Frequently Asked Questions
What is an agentic creative suite?
An agentic creative suite is a creative application, such as a design, video, or web tool, that embeds an AI agent capable of taking multi-step actions directly inside your working file. Instead of generating a single asset on request, the agent plans a sequence of steps, edits your project in place, and reports back, while you set the constraints and review the result.
How is an in-canvas agent different from an AI chat assistant?
A chat assistant lives in a side panel: you ask a question, it returns text or an asset, and you manually apply it. An in-canvas agent acts on your actual document, changing copy, layout, footage, or components in place, often across several steps, so there is no copy-paste gap between the suggestion and the file.
Which creative tools have AI agents in 2026?
By mid-2026, Framer runs AI agents inside the design canvas with branching, Adobe's Firefly AI Assistant operates across Premiere, Photoshop, Illustrator, InDesign, and Frame.io, and Figma offers a design agent fine-tuned for editing Figma files. Orchestration products like Sakana Fugu sit a layer below, routing requests across multiple models.

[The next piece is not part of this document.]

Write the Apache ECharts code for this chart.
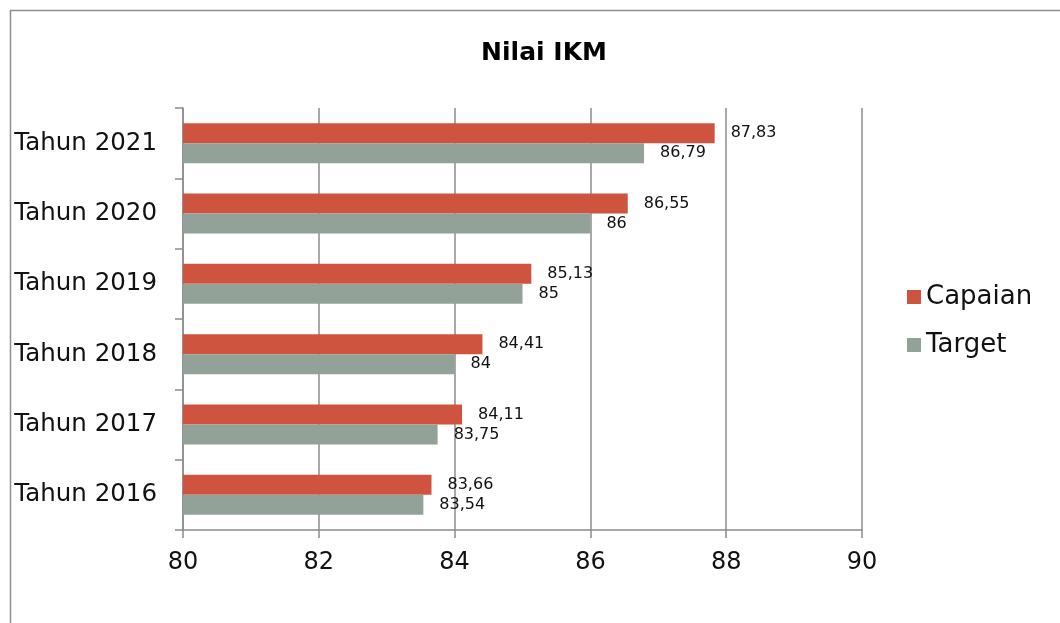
<!DOCTYPE html>
<html lang="id">
<head>
    <meta charset="utf-8">
    <title>Nilai IKM</title>
    <script type="text/javascript" src="https://cdn.jsdelivr.net/npm/echarts@6/dist/echarts.min.js"></script>
    <style>
        html, body { margin: 0; padding: 0; background: #fff; }
        #main { width: 1060px; height: 623px; }
    </style>
</head>

<body>
    <div id="main"></div>

    <script type="text/javascript">
    // data
    var tahun = ['Tahun 2016', 'Tahun 2017', 'Tahun 2018', 'Tahun 2019', 'Tahun 2020', 'Tahun 2021'];
    var capaian = [83.66, 84.11, 84.41, 85.13, 86.55, 87.83];
    var target = [83.54, 83.75, 84, 85, 86, 86.79];

    var font = 'DejaVu Sans';
    var axisGrey = '#8c8c8c';

    function koma(p) {
        return String(p.value).replace('.', ',');
    }

    var myChart = echarts.init(document.getElementById('main'));

    myChart.setOption({
        animation: false,
        textStyle: { fontFamily: font, color: '#000' },
        title: {
            text: 'Nilai IKM',
            left: 539,
            textAlign: 'center',
            top: 36,
            textStyle: { fontSize: 25, fontWeight: 'bold', fontFamily: font, color: '#000' }
        },
        graphic: [{
            type: 'rect',
            shape: { x: 10.5, y: 10.5, width: 1200, height: 800 },
            style: { fill: 'none', stroke: '#8e8e8e', lineWidth: 1.5 },
            silent: true
        }],
        legend: {
            data: ['Capaian', 'Target'],
            orient: 'vertical',
            left: 902,
            top: 276,
            itemWidth: 14,
            itemHeight: 14,
            itemGap: 16,
            icon: 'rect',
            textStyle: { fontSize: 26, fontFamily: font, color: '#111', lineHeight: 32 }
        },
        grid: {
            left: 183,
            right: 198,
            top: 108,
            bottom: 93,
            containLabel: false
        },
        xAxis: {
            type: 'value',
            min: 80,
            max: 90,
            interval: 2,
            axisLine: { show: true, lineStyle: { color: axisGrey, width: 1.5 } },
            axisTick: { show: true, length: 8, lineStyle: { color: axisGrey, width: 1.5 } },
            axisLabel: { fontSize: 24, margin: 21, color: '#111', fontFamily: font },
            splitLine: { show: true, lineStyle: { color: axisGrey, width: 1.5 } }
        },
        yAxis: {
            type: 'category',
            data: tahun,
            axisLine: { show: true, lineStyle: { color: axisGrey, width: 1.5 } },
            axisTick: { show: true, length: 8, lineStyle: { color: axisGrey, width: 1.5 } },
            axisLabel: { fontSize: 24.5, margin: 26, color: '#111', fontFamily: font }
        },
        series: [{
            name: 'Capaian',
            type: 'bar',
            data: capaian,
            barWidth: 20,
            barGap: '0%',
            itemStyle: { color: '#cf543f' },
            label: {
                show: true,
                position: 'right',
                distance: 16,
                formatter: koma,
                fontSize: 16,
                color: '#111',
                fontFamily: font
            }
        }, {
            name: 'Target',
            type: 'bar',
            data: target,
            barWidth: 20,
            barGap: '0%',
            itemStyle: { color: '#93a299' },
            label: {
                show: true,
                position: 'right',
                distance: 16,
                formatter: koma,
                fontSize: 16,
                color: '#111',
                fontFamily: font
            }
        }]
    });
    </script>
</body>
</html>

Do AI design agents replace designers?
Not in their current form. The agents automate execution and busywork, but they require clear direction up front and human review before anything ships, which is why every major launch pairs the agent with control features like branching, brand kits, and approval steps. The role shifts from operating tools to directing and verifying the agent's work.
What is orchestration and why does it matter for creators?
Orchestration is the layer that decides which AI model handles each step of a task and stitches the results together. It matters because it removes model selection from the creator's job: you describe the outcome you want, and the orchestrator picks and coordinates the models, the same way an in-canvas agent removes the manual step of assembling assets.